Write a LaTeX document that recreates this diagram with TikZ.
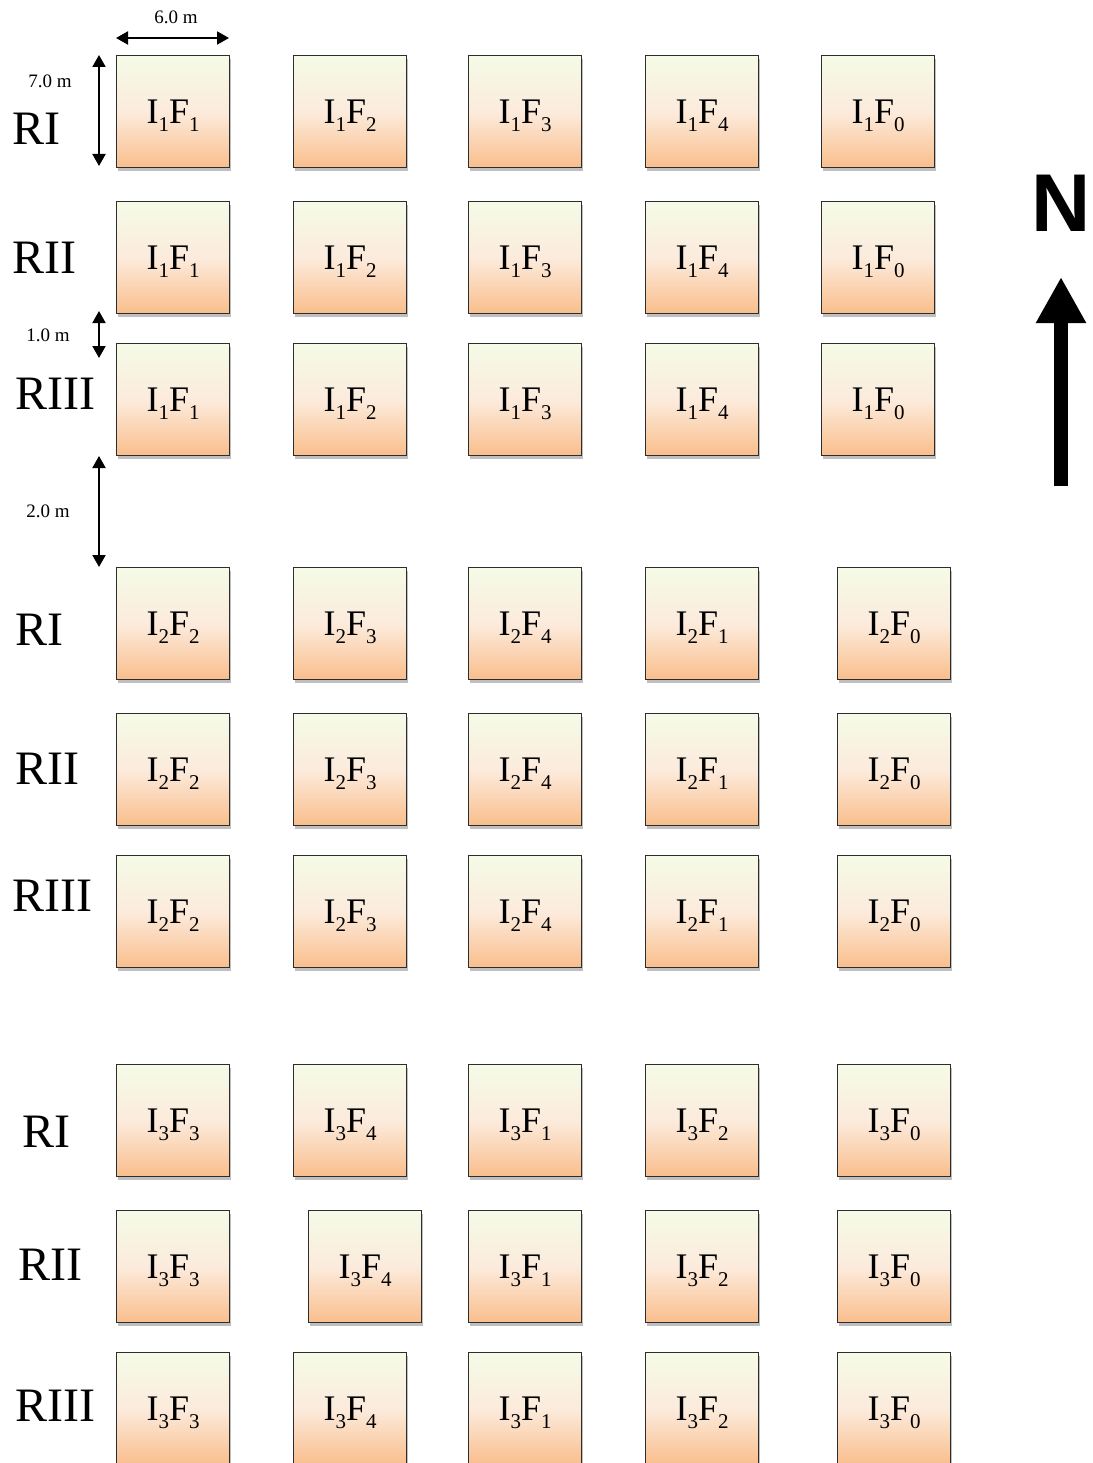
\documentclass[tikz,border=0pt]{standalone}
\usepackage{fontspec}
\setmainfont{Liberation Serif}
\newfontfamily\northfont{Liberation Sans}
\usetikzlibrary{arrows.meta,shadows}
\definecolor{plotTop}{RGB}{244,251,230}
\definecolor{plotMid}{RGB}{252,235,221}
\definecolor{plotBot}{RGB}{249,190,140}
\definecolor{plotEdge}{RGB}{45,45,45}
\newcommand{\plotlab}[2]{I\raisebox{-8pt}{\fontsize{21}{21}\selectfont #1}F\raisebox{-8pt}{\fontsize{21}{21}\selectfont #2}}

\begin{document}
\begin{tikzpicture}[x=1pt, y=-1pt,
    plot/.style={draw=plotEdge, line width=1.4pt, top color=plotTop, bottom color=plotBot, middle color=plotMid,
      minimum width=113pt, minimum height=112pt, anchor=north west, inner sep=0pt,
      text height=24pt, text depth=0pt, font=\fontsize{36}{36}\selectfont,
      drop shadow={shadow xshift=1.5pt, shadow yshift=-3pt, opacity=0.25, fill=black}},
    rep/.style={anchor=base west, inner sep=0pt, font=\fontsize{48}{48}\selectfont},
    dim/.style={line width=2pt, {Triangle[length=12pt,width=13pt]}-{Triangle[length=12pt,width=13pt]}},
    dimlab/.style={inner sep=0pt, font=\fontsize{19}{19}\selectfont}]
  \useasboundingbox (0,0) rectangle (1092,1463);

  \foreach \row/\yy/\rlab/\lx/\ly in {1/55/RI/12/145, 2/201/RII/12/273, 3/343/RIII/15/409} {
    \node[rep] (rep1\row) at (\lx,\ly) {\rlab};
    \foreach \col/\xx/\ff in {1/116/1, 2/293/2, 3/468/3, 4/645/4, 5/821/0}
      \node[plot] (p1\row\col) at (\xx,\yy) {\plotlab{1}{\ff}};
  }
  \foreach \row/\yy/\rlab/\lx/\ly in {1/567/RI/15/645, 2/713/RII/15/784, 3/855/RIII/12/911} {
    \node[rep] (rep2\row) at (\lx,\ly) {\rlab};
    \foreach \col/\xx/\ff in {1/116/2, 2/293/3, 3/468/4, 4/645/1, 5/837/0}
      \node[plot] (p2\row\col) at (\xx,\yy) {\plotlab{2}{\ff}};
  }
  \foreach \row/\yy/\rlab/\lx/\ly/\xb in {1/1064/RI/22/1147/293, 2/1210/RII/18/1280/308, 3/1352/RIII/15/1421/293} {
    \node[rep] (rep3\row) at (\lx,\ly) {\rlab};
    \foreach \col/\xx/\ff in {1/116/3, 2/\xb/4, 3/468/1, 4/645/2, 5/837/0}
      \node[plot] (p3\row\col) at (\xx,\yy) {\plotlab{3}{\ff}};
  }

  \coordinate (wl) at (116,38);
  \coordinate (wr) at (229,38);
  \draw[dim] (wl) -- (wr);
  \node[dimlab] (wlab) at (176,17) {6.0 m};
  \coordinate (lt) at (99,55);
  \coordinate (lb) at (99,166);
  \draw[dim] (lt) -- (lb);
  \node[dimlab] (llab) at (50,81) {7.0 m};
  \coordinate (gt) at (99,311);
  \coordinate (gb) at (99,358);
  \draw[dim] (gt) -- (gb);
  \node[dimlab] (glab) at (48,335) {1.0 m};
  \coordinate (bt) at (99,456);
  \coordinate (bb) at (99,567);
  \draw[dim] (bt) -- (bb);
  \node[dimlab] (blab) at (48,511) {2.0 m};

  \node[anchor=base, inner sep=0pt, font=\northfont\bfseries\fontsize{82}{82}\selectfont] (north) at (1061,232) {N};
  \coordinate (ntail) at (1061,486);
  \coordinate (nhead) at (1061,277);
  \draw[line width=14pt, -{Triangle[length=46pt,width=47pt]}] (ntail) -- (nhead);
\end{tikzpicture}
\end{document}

========

Give an exact copy of the material, leaving out every picture.

Write a LaTeX document that recreates this diagram with TikZ.
\documentclass[tikz,border=0pt]{standalone}
\usepackage{fontspec}
\setmainfont{Liberation Serif}
\newfontfamily\northfont{Liberation Sans}
\usetikzlibrary{arrows.meta,shadows}
\definecolor{plotTop}{RGB}{244,251,230}
\definecolor{plotMid}{RGB}{252,235,221}
\definecolor{plotBot}{RGB}{249,190,140}
\definecolor{plotEdge}{RGB}{45,45,45}
\newcommand{\plotlab}[2]{I\raisebox{-8pt}{\fontsize{21}{21}\selectfont #1}F\raisebox{-8pt}{\fontsize{21}{21}\selectfont #2}}

\begin{document}
\begin{tikzpicture}[x=1pt, y=-1pt,
    plot/.style={draw=plotEdge, line width=1.4pt, top color=plotTop, bottom color=plotBot, middle color=plotMid,
      minimum width=113pt, minimum height=112pt, anchor=north west, inner sep=0pt,
      text height=24pt, text depth=0pt, font=\fontsize{36}{36}\selectfont,
      drop shadow={shadow xshift=1.5pt, shadow yshift=-3pt, opacity=0.25, fill=black}},
    rep/.style={anchor=base west, inner sep=0pt, font=\fontsize{48}{48}\selectfont},
    dim/.style={line width=2pt, {Triangle[length=12pt,width=13pt]}-{Triangle[length=12pt,width=13pt]}},
    dimlab/.style={inner sep=0pt, font=\fontsize{19}{19}\selectfont}]
  \useasboundingbox (0,0) rectangle (1092,1463);

  \foreach \row/\yy/\rlab/\lx/\ly in {1/55/RI/12/145, 2/201/RII/12/273, 3/343/RIII/15/409} {
    \node[rep] (rep1\row) at (\lx,\ly) {\rlab};
    \foreach \col/\xx/\ff in {1/116/1, 2/293/2, 3/468/3, 4/645/4, 5/821/0}
      \node[plot] (p1\row\col) at (\xx,\yy) {\plotlab{1}{\ff}};
  }
  \foreach \row/\yy/\rlab/\lx/\ly in {1/567/RI/15/645, 2/713/RII/15/784, 3/855/RIII/12/911} {
    \node[rep] (rep2\row) at (\lx,\ly) {\rlab};
    \foreach \col/\xx/\ff in {1/116/2, 2/293/3, 3/468/4, 4/645/1, 5/837/0}
      \node[plot] (p2\row\col) at (\xx,\yy) {\plotlab{2}{\ff}};
  }
  \foreach \row/\yy/\rlab/\lx/\ly/\xb in {1/1064/RI/22/1147/293, 2/1210/RII/18/1280/308, 3/1352/RIII/15/1421/293} {
    \node[rep] (rep3\row) at (\lx,\ly) {\rlab};
    \foreach \col/\xx/\ff in {1/116/3, 2/\xb/4, 3/468/1, 4/645/2, 5/837/0}
      \node[plot] (p3\row\col) at (\xx,\yy) {\plotlab{3}{\ff}};
  }

  \coordinate (wl) at (116,38);
  \coordinate (wr) at (229,38);
  \draw[dim] (wl) -- (wr);
  \node[dimlab] (wlab) at (176,17) {6.0 m};
  \coordinate (lt) at (99,55);
  \coordinate (lb) at (99,166);
  \draw[dim] (lt) -- (lb);
  \node[dimlab] (llab) at (50,81) {7.0 m};
  \coordinate (gt) at (99,311);
  \coordinate (gb) at (99,358);
  \draw[dim] (gt) -- (gb);
  \node[dimlab] (glab) at (48,335) {1.0 m};
  \coordinate (bt) at (99,456);
  \coordinate (bb) at (99,567);
  \draw[dim] (bt) -- (bb);
  \node[dimlab] (blab) at (48,511) {2.0 m};

  \node[anchor=base, inner sep=0pt, font=\northfont\bfseries\fontsize{82}{82}\selectfont] (north) at (1061,232) {N};
  \coordinate (ntail) at (1061,486);
  \coordinate (nhead) at (1061,277);
  \draw[line width=14pt, -{Triangle[length=46pt,width=47pt]}] (ntail) -- (nhead);
\end{tikzpicture}
\end{document}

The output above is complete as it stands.